By Suzanne Davis, Curator of Conservation

In last month’s Ugly Object post, we explored some of my feelings about the interior decorating schemes of Roman Egyptians. But while I could not happily collect their colorfully painted god and goddess figurines, I would acquire this month’s Ugly Object in a hot second. For me, this sprang bag only just barely qualifies as something we could legitimately write about in this blog feature, and then only because it is so moth-eaten and frayed.

red and green woven bag
Sprang bag made from dyed wool. Egypt. 1st–4th century CE. H. 30 cm. KM 11666.

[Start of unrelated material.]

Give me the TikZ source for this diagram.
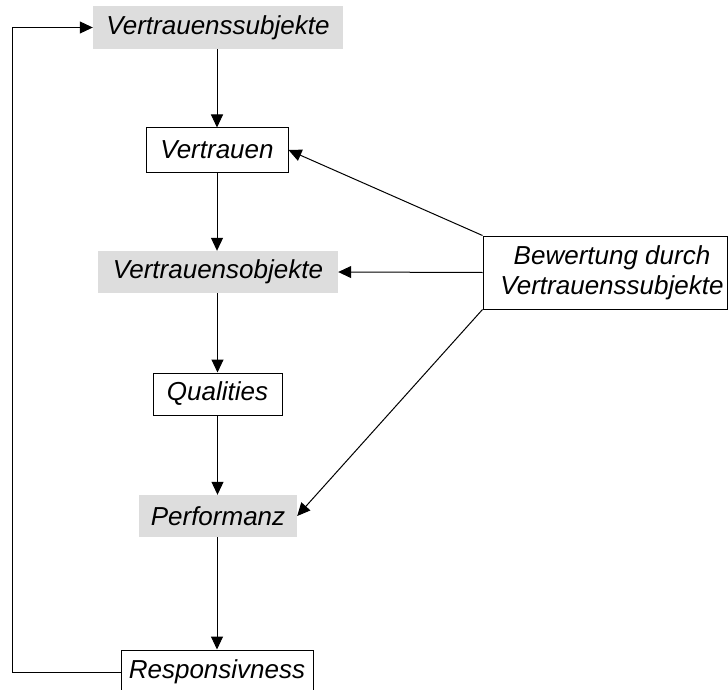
\documentclass[tikz,border=0pt]{standalone}
\usepackage{fontspec}
\setmainfont{Liberation Sans}
\usetikzlibrary{arrows.meta}
\definecolor{boxgray}{RGB}{221,221,221}
\tikzset{
  lbl/.style={font=\fontsize{26}{30}\selectfont\itshape, inner sep=0pt, align=center},
  grayfill/.style={lbl, fill=boxgray},
  framed/.style={lbl, draw=black, line width=1pt, fill=white},
  conn/.style={line width=1pt, -{Triangle[length=13pt,width=12pt]}}
}
\begin{document}
\begin{tikzpicture}[x=1pt,y=-1pt]
\useasboundingbox (0,0) rectangle (728,690);
\node[grayfill, minimum width=250pt, minimum height=43pt] (vs) at (218,27.5) {Vertrauenssubjekte};
\node[framed, minimum width=142pt, minimum height=44pt] (v) at (217,150) {Vertrauen};
\node[grayfill, minimum width=240pt, minimum height=42pt] (vo) at (218,272) {Vertrauensobjekte};
\node[framed, minimum width=129pt, minimum height=42pt] (q) at (217.5,394) {Qualities};
\node[grayfill, minimum width=158pt, minimum height=42pt] (p) at (218,516) {Performanz};
\node[framed, minimum width=192pt, minimum height=44pt] (r) at (217,672) {Responsivness};
\node[framed, minimum width=244pt, minimum height=73pt] (b) at (605,272.5) {\hspace*{14pt}Bewertung durch\\\hspace*{14pt}Vertrauenssubjekte};
\coordinate (lb) at (12,672);
\coordinate (lt) at (12,27.5);
\draw[conn] (vs.south -| v.north) -- (v.north);
\draw[conn] (v.south) -- (v.south |- vo.north);
\draw[conn] (vo.south -| q.north) -- (q.north);
\draw[conn] (q.south) -- (q.south |- p.north);
\draw[conn] (p.south -| r.north) -- (r.north);
\draw[conn] (r.west) -- (lb) -- (lt) -- (vs.west);
\draw[conn] (b.north west) -- (v.east);
\draw[conn] (b.west) -- (vo.east);
\draw[conn] (b.south west) -- (p.east);
\end{tikzpicture}
\end{document}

Made with red, green, and cream-colored wool, this bag is truly a special item. It is featured in our current exhibition, Ancient Color, because it’s so colorful. I enjoy the bold color choices, but I’m even more impressed by the many beautifully executed construction details.

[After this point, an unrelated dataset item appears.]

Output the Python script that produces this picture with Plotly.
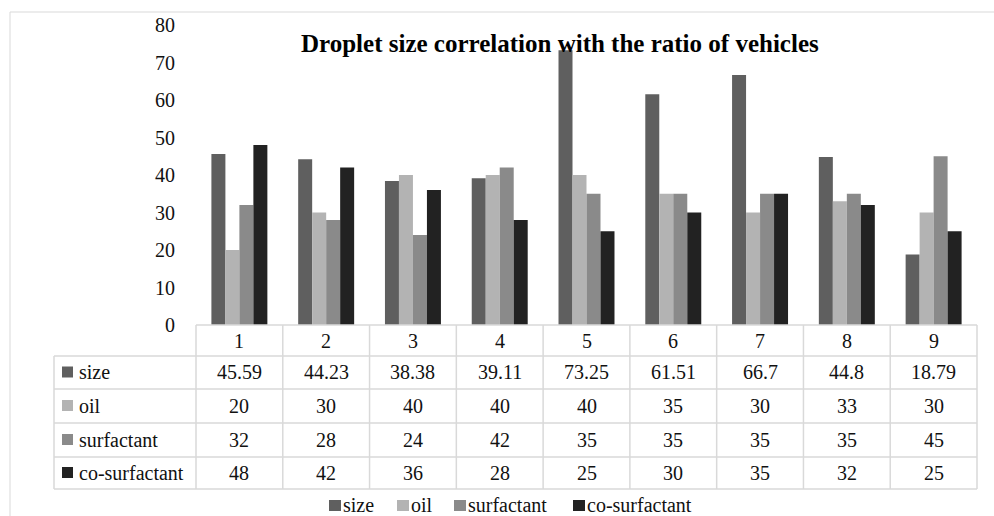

In describing non-woven archaeological textiles at the Kelsey, we often use the word “sprang” to refer to looped or twisted yarn construction like we see in this bag. But unlike our “sprang” socks, which were made using a single-needle technique that is similar to knitting, this bag was made using a twisty, warp-only technique that is sort of like braiding and sort of like weaving.

This bag was made by a master sprang craftsperson. The red, green, and cream yarns interact to create complex patterns, but there are also very cool structural details that contribute to a sense of depth and ornament.

close-up of woven bag
Detail of the border of the sprang bag.

At the top of the bag — as I hope you can see in this detail of the top left corner — the yarns are bundled and held in place with twisting at top and bottom to create an openwork effect. The colored yarns are then carefully twisted to create a highly patterned border along the top edge of the bag, before the green and cream yarns begin a pattern of alternating cable-like and chevron designs.

Here is a closer look at how the green and cream yarns are gathered and twisted as one unit to create what I’m calling a cable-like effect, since this is similar in appearance (and structure) to a cable in knitting.

sprang bag detail
Detail of two “cables” in the sprang bag.

If we sold replicas of this bag in the Kelsey’s gift shop, I’d pick one up today. This bag is both exceptional and exceptionally fragile. It’s very rarely on view, so I encourage you to come see it for yourself now at the Kelsey!